● **Written request**: Output the material word for word. Leave each picture out.

## start

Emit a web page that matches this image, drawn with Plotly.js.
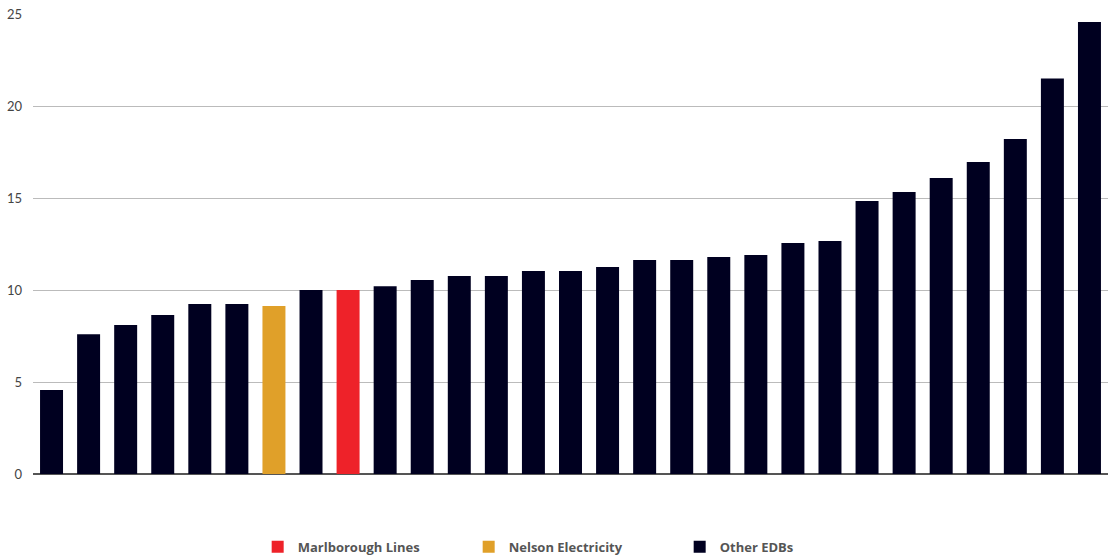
<!DOCTYPE html>
<html>
<head>
<meta charset="utf-8">
<script src="https://cdn.plot.ly/plotly-3.0.1.min.js"></script>
<style>html,body{margin:0;padding:0;background:#fff;}#chart{width:1108px;height:555px;}</style>
</head>
<body>
<div id="chart"></div>
<script>
const categories = ["EDB 1","EDB 2","EDB 3","EDB 4","EDB 5","EDB 6","Nelson Electricity","EDB 8","Marlborough Lines","EDB 10","EDB 11","EDB 12","EDB 13","EDB 14","EDB 15","EDB 16","EDB 17","EDB 18","EDB 19","EDB 20","EDB 21","EDB 22","EDB 23","EDB 24","EDB 25","EDB 26","EDB 27","EDB 28","EDB 29"];
const values = [4.57,7.6,8.1,8.64,9.24,9.24,9.13,10.0,10.0,10.2,10.54,10.76,10.76,11.03,11.03,11.25,11.63,11.63,11.8,11.9,12.55,12.66,14.84,15.33,16.09,16.96,18.2,21.5,24.57];
const groups = ["Other EDBs","Other EDBs","Other EDBs","Other EDBs","Other EDBs","Other EDBs","Nelson Electricity","Other EDBs","Marlborough Lines","Other EDBs","Other EDBs","Other EDBs","Other EDBs","Other EDBs","Other EDBs","Other EDBs","Other EDBs","Other EDBs","Other EDBs","Other EDBs","Other EDBs","Other EDBs","Other EDBs","Other EDBs","Other EDBs","Other EDBs","Other EDBs","Other EDBs","Other EDBs"];
const seriesNames = ["Marlborough Lines","Nelson Electricity","Other EDBs"];
const seriesColors = ["#ee2229","#e0a029","#000020"];
const yTicks = [0,5,10,15,20,25];

const traces = seriesNames.map((name, k) => {
  const xs = [], ys = [];
  categories.forEach((c, i) => { if (groups[i] === name) { xs.push(c); ys.push(values[i]); } });
  return {type:"bar", name:name, x:xs, y:ys, marker:{color:seriesColors[k]}, hoverinfo:"x+y"};
});

const layout = {
  width:1108, height:555,
  margin:{l:33, r:0, t:14, b:81, autoexpand:false},
  paper_bgcolor:"#fff", plot_bgcolor:"#fff",
  barmode:"overlay", bargap:0.38,
  font:{family:"Lato, 'Open Sans', sans-serif", color:"#444"},
  xaxis:{type:"category", categoryorder:"array", categoryarray:categories, showticklabels:false, showgrid:false, zeroline:false, showline:false, ticks:""},
  yaxis:{range:[0,25], tickvals:yTicks, ticktext:yTicks.map(String), showgrid:true, gridcolor:"#bbbbbb", gridwidth:1, zeroline:true, zerolinecolor:"#555", zerolinewidth:2, showline:false, ticks:"", ticklabelstandoff:10, tickfont:{size:13, color:"#444", family:"Lato, sans-serif"}},
  showlegend:true,
  legend:{orientation:"h", xref:"paper", x:0.209, xanchor:"left", yref:"container", y:0.042, yanchor:"top", font:{size:13, color:"#555", family:"'Open Sans', sans-serif", weight:"bold"}, entrywidth:166, traceorder:"normal", itemwidth:20}
};
Plotly.newPlot("chart", traces, layout, {displayModeBar:false, staticPlot:true});
</script>
</body>
</html>
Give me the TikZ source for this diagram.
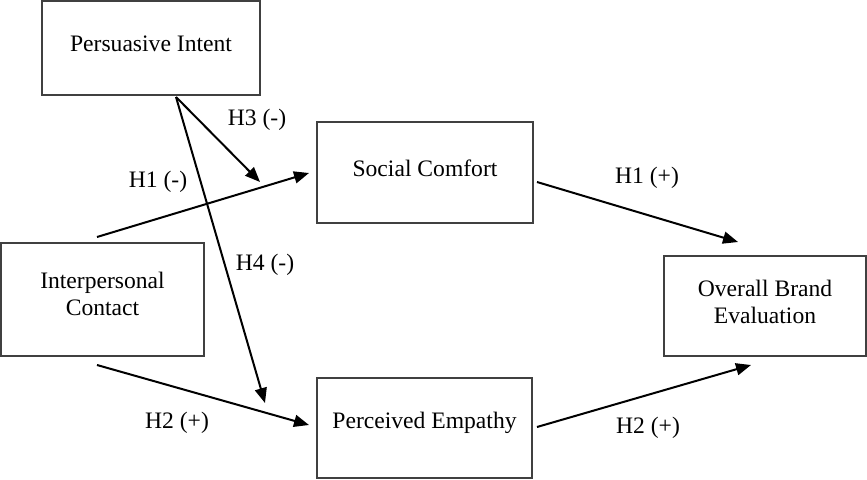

## end

● **Response to this task**:
Emit a web page that matches this image, drawn with Plotly.js.
<!DOCTYPE html>
<html>
<head>
<meta charset="utf-8">
<script src="https://cdn.plot.ly/plotly-3.0.1.min.js"></script>
<style>html,body{margin:0;padding:0;background:#fff;}#chart{width:1108px;height:555px;}</style>
</head>
<body>
<div id="chart"></div>
<script>
const categories = ["EDB 1","EDB 2","EDB 3","EDB 4","EDB 5","EDB 6","Nelson Electricity","EDB 8","Marlborough Lines","EDB 10","EDB 11","EDB 12","EDB 13","EDB 14","EDB 15","EDB 16","EDB 17","EDB 18","EDB 19","EDB 20","EDB 21","EDB 22","EDB 23","EDB 24","EDB 25","EDB 26","EDB 27","EDB 28","EDB 29"];
const values = [4.57,7.6,8.1,8.64,9.24,9.24,9.13,10.0,10.0,10.2,10.54,10.76,10.76,11.03,11.03,11.25,11.63,11.63,11.8,11.9,12.55,12.66,14.84,15.33,16.09,16.96,18.2,21.5,24.57];
const groups = ["Other EDBs","Other EDBs","Other EDBs","Other EDBs","Other EDBs","Other EDBs","Nelson Electricity","Other EDBs","Marlborough Lines","Other EDBs","Other EDBs","Other EDBs","Other EDBs","Other EDBs","Other EDBs","Other EDBs","Other EDBs","Other EDBs","Other EDBs","Other EDBs","Other EDBs","Other EDBs","Other EDBs","Other EDBs","Other EDBs","Other EDBs","Other EDBs","Other EDBs","Other EDBs"];
const seriesNames = ["Marlborough Lines","Nelson Electricity","Other EDBs"];
const seriesColors = ["#ee2229","#e0a029","#000020"];
const yTicks = [0,5,10,15,20,25];

const traces = seriesNames.map((name, k) => {
  const xs = [], ys = [];
  categories.forEach((c, i) => { if (groups[i] === name) { xs.push(c); ys.push(values[i]); } });
  return {type:"bar", name:name, x:xs, y:ys, marker:{color:seriesColors[k]}, hoverinfo:"x+y"};
});

const layout = {
  width:1108, height:555,
  margin:{l:33, r:0, t:14, b:81, autoexpand:false},
  paper_bgcolor:"#fff", plot_bgcolor:"#fff",
  barmode:"overlay", bargap:0.38,
  font:{family:"Lato, 'Open Sans', sans-serif", color:"#444"},
  xaxis:{type:"category", categoryorder:"array", categoryarray:categories, showticklabels:false, showgrid:false, zeroline:false, showline:false, ticks:""},
  yaxis:{range:[0,25], tickvals:yTicks, ticktext:yTicks.map(String), showgrid:true, gridcolor:"#bbbbbb", gridwidth:1, zeroline:true, zerolinecolor:"#555", zerolinewidth:2, showline:false, ticks:"", ticklabelstandoff:10, tickfont:{size:13, color:"#444", family:"Lato, sans-serif"}},
  showlegend:true,
  legend:{orientation:"h", xref:"paper", x:0.209, xanchor:"left", yref:"container", y:0.042, yanchor:"top", font:{size:13, color:"#555", family:"'Open Sans', sans-serif", weight:"bold"}, entrywidth:166, traceorder:"normal", itemwidth:20}
};
Plotly.newPlot("chart", traces, layout, {displayModeBar:false, staticPlot:true});
</script>
</body>
</html>
Give me the TikZ source for this diagram.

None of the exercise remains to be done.